Pour plusieurs observateurs de la vie politique congolaise, en essayant d’indexer Beya dans l’affaire du détournement présumé des fonds du projet de 100 jours, la défense de Samih relaie la ligne d’attaque de certains nouveaux pensionnaires du Centre pénitentiaire et de rééducation de Kinshasa (CPRK) qui n’hésitent pas à recourir à toutes sortes d’arguties pour exercer une sorte de chantage sur le président Félix Tshisekedi et son entourage pour les amener à interférer en leur faveur en violation des dispositions constitutionnelles consacrant la séparation des pouvoirs et l’indépendance du pouvoir judiciaire. On rappelle qu’un certain Masaro, proche du chef de l’administration présidentielle, qui aurait joué l’intermédiaire entre ce dernier et l’homme d’affaires libanais est en cavale après s’être abstenu de répondre à un mandat de comparution du parquet près la cour d’appel de Kinshasa-Matete. Vital Kamerhe et Jammal Samih sont d’ores et déjà inculpés pour enrichissement illicite et blanchiment des capitaux, détournement de deniers publics et corruption.

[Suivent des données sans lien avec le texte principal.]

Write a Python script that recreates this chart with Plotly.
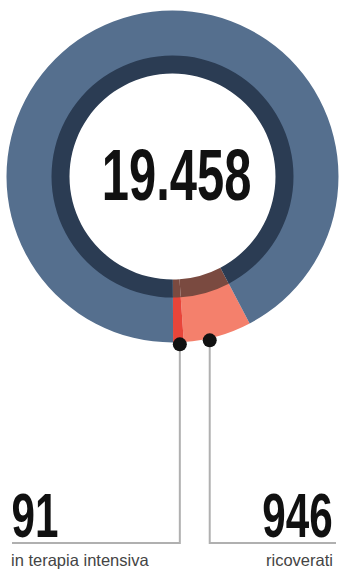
import plotly.graph_objects as go
import math

W, H = 342, 569

# Data
total_label = "19.458"
labels = ["ricoverati", "in terapia intensiva", "altri"]
numbers = ["946", "91"]
# slice widths as drawn in the graphic, in degrees of the circle
slice_deg = [23.8, 3.7, 332.5]
start_deg = 152.3  # clockwise from 12 o'clock

outer_colors = ["#f4806c", "#e8453a", "#556f8e"]
inner_colors = ["#7a4a40", "#7a4a40", "#2b3c53"]

cx, cy = 172.5, 176.5
R_out, R_mid, R_in = 166, 121, 103

def dom(r):
    return dict(x=[(cx - r) / W, (cx + r) / W],
                y=[(H - cy - r) / H, (H - cy + r) / H])

fig = go.Figure()
fig.add_trace(go.Pie(values=slice_deg, labels=labels, domain=dom(R_out),
                     hole=(R_mid - 1) / R_out, sort=False, direction="clockwise",
                     rotation=start_deg, textinfo="none", hoverinfo="skip",
                     marker=dict(colors=outer_colors, line=dict(width=0)),
                     showlegend=False))
fig.add_trace(go.Pie(values=slice_deg, labels=labels, domain=dom(R_mid),
                     hole=R_in / R_mid, sort=False, direction="clockwise",
                     rotation=start_deg, textinfo="none", hoverinfo="skip",
                     marker=dict(colors=inner_colors, line=dict(width=0)),
                     showlegend=False))

# leader dots at the slices
dot_angles = [177.5, 167.2]  # ICU, ricoverati
dot_r = 168
dx = [cx + dot_r * math.sin(math.radians(a)) for a in dot_angles]
dy = [cy - dot_r * math.cos(math.radians(a)) for a in dot_angles]
line_y = 543
fig.add_trace(go.Scatter(x=[dx[0], dx[0], 12], y=[dy[0], line_y, line_y], mode="lines",
                         line=dict(color="#b0b0b0", width=2), hoverinfo="skip", showlegend=False))
fig.add_trace(go.Scatter(x=[dx[1], dx[1], 336], y=[dy[1], line_y, line_y], mode="lines",
                         line=dict(color="#b0b0b0", width=2), hoverinfo="skip", showlegend=False))
for x0, y0 in zip(dx, dy):
    fig.add_shape(type="circle", xref="x", yref="y", x0=x0 - 7, x1=x0 + 7,
                  y0=y0 - 7, y1=y0 + 7, fillcolor="#111111",
                  line=dict(width=0), layer="above")

big = "Liberation Sans, Arial, sans-serif"
fig.add_annotation(x=176.5, y=174, text="<b>" + total_label + "</b>", showarrow=False,
                   xanchor="center", yanchor="middle",
                   font=dict(family=big, size=73, color="#111111"))
fig.add_annotation(x=35, y=514.5, text="<b>" + numbers[1] + "</b>", showarrow=False,
                   xanchor="center", yanchor="middle",
                   font=dict(family=big, size=63, color="#111111"))
fig.add_annotation(x=297, y=514.5, text="<b>" + numbers[0] + "</b>", showarrow=False,
                   xanchor="center", yanchor="middle",
                   font=dict(family=big, size=63, color="#111111"))
fig.add_annotation(x=9, y=559.5, text=labels[1], showarrow=False,
                   xanchor="left", yanchor="middle",
                   font=dict(family=big, size=16.5, color="#444444"))
fig.add_annotation(x=335, y=559.5, text=labels[0], showarrow=False,
                   xanchor="right", yanchor="middle",
                   font=dict(family=big, size=16.5, color="#444444"))

fig.update_layout(width=W, height=H, margin=dict(l=0, r=0, t=0, b=0),
                  paper_bgcolor="white", plot_bgcolor="rgba(0,0,0,0)",
                  xaxis=dict(range=[0, W], visible=False, fixedrange=True),
                  yaxis=dict(range=[H, 0], visible=False, fixedrange=True))

# condense the large figures horizontally (the original uses a condensed typeface)
post = """
var gd = document.getElementById('{plot_id}');
function squeeze(){
  gd.querySelectorAll('text.annotation-text').forEach(function(t){
    var fs = parseFloat(t.style.fontSize);
    if (fs > 30) {
      t.style.transformBox = 'fill-box';
      t.style.transformOrigin = 'center';
      t.style.transform = 'scaleX(0.67)';
    }
  });
}
squeeze();
gd.on && gd.on('plotly_afterplot', squeeze);
"""
fig.write_html("out.html", config={"displayModeBar": False}, post_script=post)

Le procureur général de Kinshasa-Gombe a rendu à leur sujet une ordonnance de fixation de l’audience publique et une citation à prévenu fixant la comparution de Kamerhe à l’audience publique du lundi 11 mai.
Compte tenu de la gravité des charges qui lui sont imputées, M. Kamerhe comparaîtra tout en étant en détention provisoire à Makala. « L’hypothèse d’un dossier vide que propage ses avocats et certains sociétaires de son parti, l’UNC, est d’office écartée par le ministère public qui vient ainsi de valider les conclusions de l’instruction du parquet général près la Cour d’appel de Kinshasa/Matete », estime notre chroniqueur judiciaire qui a été informé du fait que les charges de détournement des fonds publics destinés au financement du programme d’urgence des 100 jours du chef de l’État s’appuyaient notamment sur les preuves matérielles remises par le banquier belge Thierry Taeymans, ancien DG de Rawbank versées à charge de l’inculpé. Il s’agit de bordereaux financiers indiquant des mouvements de fonds publics destinés au financement du programme d’urgence des 100 jours des comptes du Trésor vers des comptes privés appartenant à VK ou à ses proches. Le parquet s’appuierait également sur des éléments versés au dossier par l’Américain David Blattner et le Libanais Jammal Samih, patrons de Safricas et de Samibo, révélant une surfacturation des prestations de ces entreprises des BTP soumissionnaires des travaux d’érection d’infrastructures routières et de maisons préfabriquées. « Une partie des fonds ainsi détournés dans le budget de construction des maisons préfabriquées aurait du reste été reversée au compte du Trésor public par les soins du patron de Samibo pour prouver sa bonne foi, ce qui n’enlève rien au caractère délictueux du détournement», selon une source proche du dossier.
Plusieurs tentatives de Vital Kamerhe, ses avocats-conseils et ses amis de politiser cette affaire de prévarication au détriment de l’Etat congolais en invoquant tantôt des ‘’secrets d’Etat’’ dont il serait détenteur et qui lui permettrait d’ouvrir ‘’la boîte de Pandore’’ (sic !), tantôt un acharnement politique contre lui ou en citant des ministres en fonction comme responsables des malversations portées à sa charge se sont terminées en queue de poisson tout comme les demandes de libération provisoire introduites devant le tribunal de paix puis le tribunal de grande instance de Kinshasa-Matete.
La procédure a poursuivi son bonhomme de chemin jusqu’à la fixation de l’affaire devant les juges compétents.